Using a bit of ChatGPT to help draft the job description, the team positioned the role within the marketing transformation group under the CEO’s office.

“We said let’s not park it in one particular category, brand or function of 

“We said let’s not park it in one particular category, brand or function of creativity or media because it needs to transform everything,” Thakar said, who’s been in his current role since June 2023.

Coca-Cola spreads capability through strategic 6-to-12 month assignments and short-term experiential projects, where employees spend roughly half their time on AI initiatives tied directly to their market or brand responsibilities. 

“Hundreds of associates are raising their hands across the company saying, ‘I want to be a part of this,’” Thakar said. That network, more than any single tool, is what Thakar said will keep Coca-Cola ahead as AI accelerates. 

From experiments to impact 

That future-focused mindset didn’t emerge overnight. Coca-Cola’s foray into generative AI began before GPT-style tools hit the mainstream. 

In 2022, back when Thakar was Coke’s head of global creative strategy and content, the creative team faced a challenge while developing its Masterpiece campaign: matching the precise brushstrokes of iconic artists — from Van Gogh to Warhol — as the Coke bottle moved across their original works in the film. 

To solve it, the brand partnered with Stability AI, the company best known for its text-to-image model Stable Diffusion, using AI to analyse and replicate the varied artistic styles. 

“That’s how I understood how GenAI works — not by reading a book or white paper but literally using it,” Thakar said.

Around the same time, Coke deepened its partnerships with OpenAI and Microsoft, ultimately combining DALL-E and GPT to build a proprietary sandbox trained on archival brand assets. The result: Create Real Magic, an AI platform and brand campaign that allowed anyone to generate original Coke-themed artwork, with select pieces showcased on major global billboards, from Times Square in New York City to Piccadilly Circus in London.

Working months before tools were publicly available, the company co-engineered a real-time, 26-language “talk to Santa” experience, blending Azure speech-to-text, GPT-4 and a custom multimodal model to generate personalised snowglobe videos.

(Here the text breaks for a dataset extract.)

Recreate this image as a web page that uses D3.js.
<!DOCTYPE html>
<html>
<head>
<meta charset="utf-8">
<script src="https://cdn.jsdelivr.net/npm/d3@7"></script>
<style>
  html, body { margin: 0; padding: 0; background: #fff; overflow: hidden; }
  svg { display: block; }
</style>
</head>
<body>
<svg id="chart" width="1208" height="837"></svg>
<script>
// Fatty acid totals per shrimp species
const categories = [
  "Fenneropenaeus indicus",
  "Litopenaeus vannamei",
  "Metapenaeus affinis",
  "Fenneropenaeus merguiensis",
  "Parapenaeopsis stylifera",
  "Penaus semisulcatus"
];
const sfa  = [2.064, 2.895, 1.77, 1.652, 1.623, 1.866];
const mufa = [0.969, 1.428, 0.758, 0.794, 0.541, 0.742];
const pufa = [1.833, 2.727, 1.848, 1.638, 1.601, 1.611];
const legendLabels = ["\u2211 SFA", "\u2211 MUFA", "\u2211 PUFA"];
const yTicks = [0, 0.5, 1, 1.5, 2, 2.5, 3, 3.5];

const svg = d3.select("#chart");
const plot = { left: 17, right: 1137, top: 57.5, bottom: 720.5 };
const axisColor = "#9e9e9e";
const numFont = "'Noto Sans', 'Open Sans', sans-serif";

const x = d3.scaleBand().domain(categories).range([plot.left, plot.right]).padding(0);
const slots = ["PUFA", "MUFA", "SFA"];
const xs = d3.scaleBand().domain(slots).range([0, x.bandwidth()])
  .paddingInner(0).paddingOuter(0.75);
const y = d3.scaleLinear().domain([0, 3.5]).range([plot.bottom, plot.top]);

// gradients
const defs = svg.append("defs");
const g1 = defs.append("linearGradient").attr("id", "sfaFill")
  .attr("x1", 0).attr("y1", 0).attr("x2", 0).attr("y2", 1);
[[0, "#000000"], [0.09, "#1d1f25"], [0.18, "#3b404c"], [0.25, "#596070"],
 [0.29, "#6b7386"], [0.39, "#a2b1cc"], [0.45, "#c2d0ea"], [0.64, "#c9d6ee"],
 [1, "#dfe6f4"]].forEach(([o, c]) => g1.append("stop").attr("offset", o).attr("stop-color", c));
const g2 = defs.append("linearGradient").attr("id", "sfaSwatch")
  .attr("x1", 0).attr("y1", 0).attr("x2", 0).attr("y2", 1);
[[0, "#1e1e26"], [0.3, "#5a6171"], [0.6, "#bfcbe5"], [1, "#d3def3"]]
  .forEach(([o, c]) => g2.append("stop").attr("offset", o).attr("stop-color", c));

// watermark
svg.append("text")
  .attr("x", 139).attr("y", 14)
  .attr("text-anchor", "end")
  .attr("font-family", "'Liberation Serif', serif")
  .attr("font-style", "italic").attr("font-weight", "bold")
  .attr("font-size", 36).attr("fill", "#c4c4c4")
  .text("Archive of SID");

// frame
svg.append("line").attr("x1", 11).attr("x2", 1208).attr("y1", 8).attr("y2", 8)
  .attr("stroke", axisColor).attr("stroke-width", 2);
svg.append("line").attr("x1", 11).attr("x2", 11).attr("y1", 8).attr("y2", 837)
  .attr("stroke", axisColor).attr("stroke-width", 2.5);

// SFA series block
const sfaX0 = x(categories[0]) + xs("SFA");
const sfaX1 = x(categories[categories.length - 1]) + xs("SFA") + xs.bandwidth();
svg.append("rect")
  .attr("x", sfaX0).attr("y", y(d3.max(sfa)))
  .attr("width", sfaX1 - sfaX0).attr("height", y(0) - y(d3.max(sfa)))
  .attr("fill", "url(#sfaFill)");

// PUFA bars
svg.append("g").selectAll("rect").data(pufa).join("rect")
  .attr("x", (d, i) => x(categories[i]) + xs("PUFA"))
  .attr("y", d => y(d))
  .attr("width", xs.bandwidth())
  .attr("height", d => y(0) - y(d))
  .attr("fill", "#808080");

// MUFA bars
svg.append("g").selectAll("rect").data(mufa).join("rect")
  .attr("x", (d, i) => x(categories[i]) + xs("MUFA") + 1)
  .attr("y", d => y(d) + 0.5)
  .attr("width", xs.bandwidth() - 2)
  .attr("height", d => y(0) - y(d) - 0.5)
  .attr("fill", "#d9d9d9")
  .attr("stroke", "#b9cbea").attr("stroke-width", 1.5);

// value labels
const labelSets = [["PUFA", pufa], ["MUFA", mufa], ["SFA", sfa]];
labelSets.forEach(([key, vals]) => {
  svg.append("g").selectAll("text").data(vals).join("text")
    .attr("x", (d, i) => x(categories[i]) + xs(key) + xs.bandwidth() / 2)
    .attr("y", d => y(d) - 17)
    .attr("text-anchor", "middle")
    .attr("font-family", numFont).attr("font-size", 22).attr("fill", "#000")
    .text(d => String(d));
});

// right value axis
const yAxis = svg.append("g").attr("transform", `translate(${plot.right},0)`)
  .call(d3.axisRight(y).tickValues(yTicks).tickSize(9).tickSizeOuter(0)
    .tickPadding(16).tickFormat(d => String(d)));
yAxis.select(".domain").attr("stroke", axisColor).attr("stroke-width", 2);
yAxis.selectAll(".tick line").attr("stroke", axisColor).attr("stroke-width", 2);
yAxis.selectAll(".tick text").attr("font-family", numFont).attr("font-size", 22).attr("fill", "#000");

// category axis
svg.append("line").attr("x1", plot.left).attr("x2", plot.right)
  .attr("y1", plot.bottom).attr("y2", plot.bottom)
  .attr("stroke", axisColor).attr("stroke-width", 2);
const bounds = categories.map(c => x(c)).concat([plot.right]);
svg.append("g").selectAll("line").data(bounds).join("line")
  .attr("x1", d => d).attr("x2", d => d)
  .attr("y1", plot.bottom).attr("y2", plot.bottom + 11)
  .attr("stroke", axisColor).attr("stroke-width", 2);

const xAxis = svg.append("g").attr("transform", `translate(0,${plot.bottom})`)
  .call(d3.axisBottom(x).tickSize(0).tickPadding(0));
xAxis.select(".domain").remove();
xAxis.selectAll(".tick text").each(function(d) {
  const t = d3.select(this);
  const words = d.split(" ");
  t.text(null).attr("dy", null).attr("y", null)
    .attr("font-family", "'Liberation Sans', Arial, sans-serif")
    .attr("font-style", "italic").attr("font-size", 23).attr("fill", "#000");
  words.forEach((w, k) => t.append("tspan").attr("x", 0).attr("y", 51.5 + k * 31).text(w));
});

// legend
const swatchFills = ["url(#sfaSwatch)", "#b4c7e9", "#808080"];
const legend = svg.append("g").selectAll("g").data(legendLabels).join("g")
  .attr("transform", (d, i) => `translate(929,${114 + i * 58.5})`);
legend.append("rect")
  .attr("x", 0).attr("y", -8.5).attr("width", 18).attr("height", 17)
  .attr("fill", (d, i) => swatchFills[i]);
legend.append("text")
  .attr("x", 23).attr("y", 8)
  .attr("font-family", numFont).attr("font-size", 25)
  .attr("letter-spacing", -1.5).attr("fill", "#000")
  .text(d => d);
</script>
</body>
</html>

“You just need to know a little bit, like six months, in advance than the rest of the other people, and then you are ahead of the curve,” Thakar said.

“People always ask me, ‘Did it work?’” Thakar added. Millions of people spent an average of eight minutes and 20 seconds interacting with Santa, creating shareable social content and giving Coke first-party data and consent. “That’s a good example of good marketing.”

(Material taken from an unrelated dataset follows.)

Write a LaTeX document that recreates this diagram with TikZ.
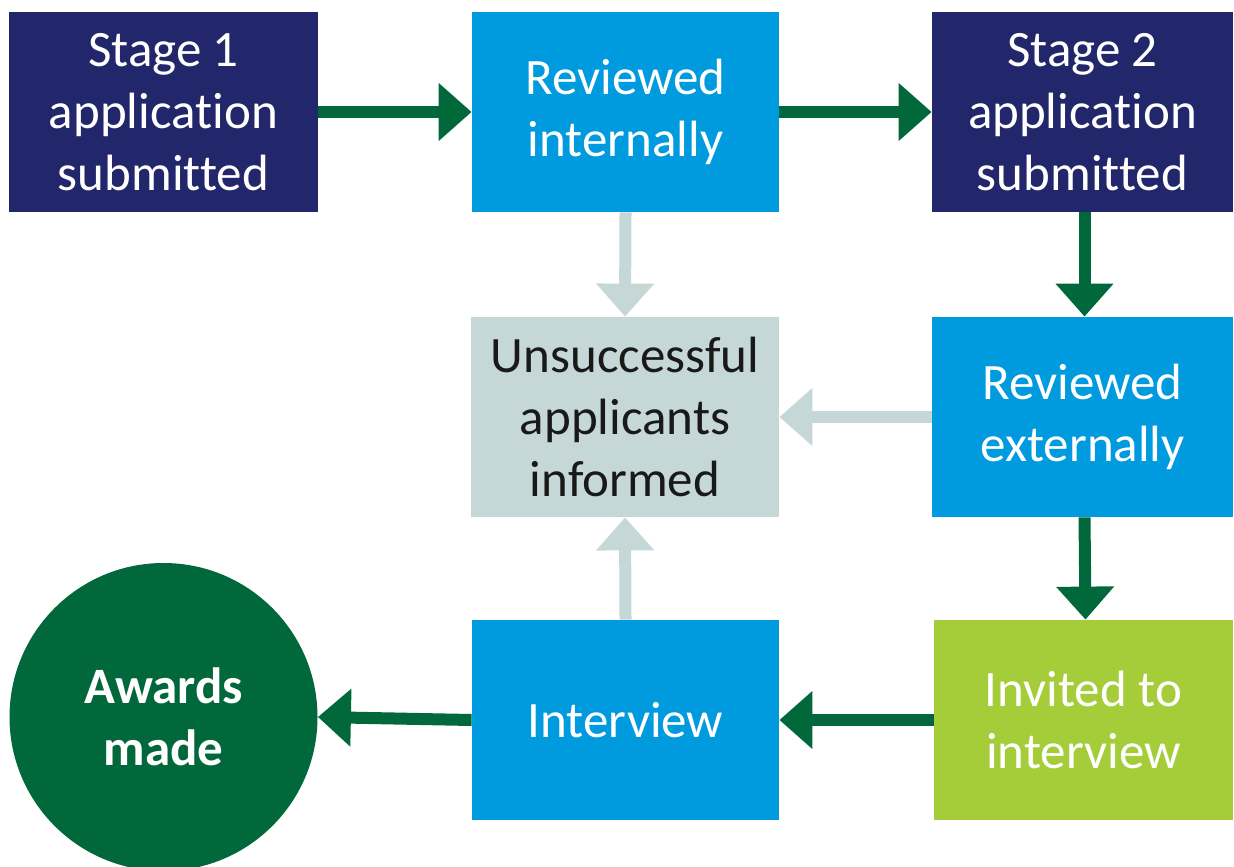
\documentclass[tikz,border=0pt]{standalone}
\usepackage{fontspec}
\setmainfont{Carlito}[Ligatures={NoCommon}]
\usetikzlibrary{arrows.meta}
\definecolor{navy}{HTML}{22266B}
\definecolor{sky}{HTML}{009ADE}
\definecolor{pale}{HTML}{C5D8D7}
\definecolor{dgreen}{HTML}{00683A}
\definecolor{lime}{HTML}{A5CD3A}
\tikzset{
  box/.style={rectangle, minimum height=100pt, inner sep=0pt, align=center,
    font=\fontsize{25.5}{31}\selectfont, text=white},
  gflow/.style={draw=dgreen, line width=6pt,
    -{Triangle[width=28pt,length=16.5pt]}},
  pflow/.style={draw=pale, line width=6pt,
    -{Triangle[width=28pt,length=16.5pt]}},
}
\begin{document}
\begin{tikzpicture}[x=0.5pt,y=-0.5pt]
\useasboundingbox (0,0) rectangle (1234,866);
\node[box, fill=navy, minimum width=154.5pt] (s1) at (163.5,112) {Stage 1\\application\\submitted};
\node[box, fill=sky, minimum width=153.5pt] (ri) at (625.5,112) {Reviewed\\internally};
\node[box, fill=navy, minimum width=150.5pt] (s2) at (1082.5,112) {Stage 2\\application\\submitted};
\node[box, fill=pale, text=black!90, minimum width=154pt] (un) at (625,417) {Unsuccessful\\applicants\\informed};
\node[box, fill=sky, minimum width=150.5pt] (re) at (1082.5,417) {Reviewed\\externally};
\node[box, fill=sky, minimum width=153.5pt] (iv) at (625.5,720) {Interview};
\node[box, fill=lime, minimum width=149.5pt] (in) at (1083.5,720) {Invited to\\interview};
\node[circle, fill=dgreen, minimum size=154pt, inner sep=0pt, align=center,
  text=white, font=\bfseries\fontsize{25.5}{31}\selectfont] (aw) at (163.5,717) {Awards\\made};
\draw[gflow] (s1.east) -- (ri.west);
\draw[gflow] (ri.east) -- (s2.west);
\draw[gflow] ([xshift=1pt]s2.south) -- ([xshift=1pt]re.north);
\draw[gflow] ([xshift=1pt]re.south) -- ([xshift=1pt]in.north);
\draw[gflow] (in.west) -- (iv.west -| iv.east);
\draw[gflow] (iv.west) -- (aw.east);
\draw[pflow] (ri.south) -- (un.north);
\draw[pflow] (re.west) -- (un.east);
\draw[pflow] (iv.north) -- (un.south);
\end{tikzpicture}
\end{document}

These projects — from Masterpiece to Create Real Magic to its latest work with MIT on Save the Orange — show how the company moved from testing generative tools to building a full creative and operational framework around them at scale.

Quoting former Coca-Cola CEO Robert Woodruff, Thakar said, “The future belongs to the discontented” — the people and brands willing to question the status quo and push for what’s next.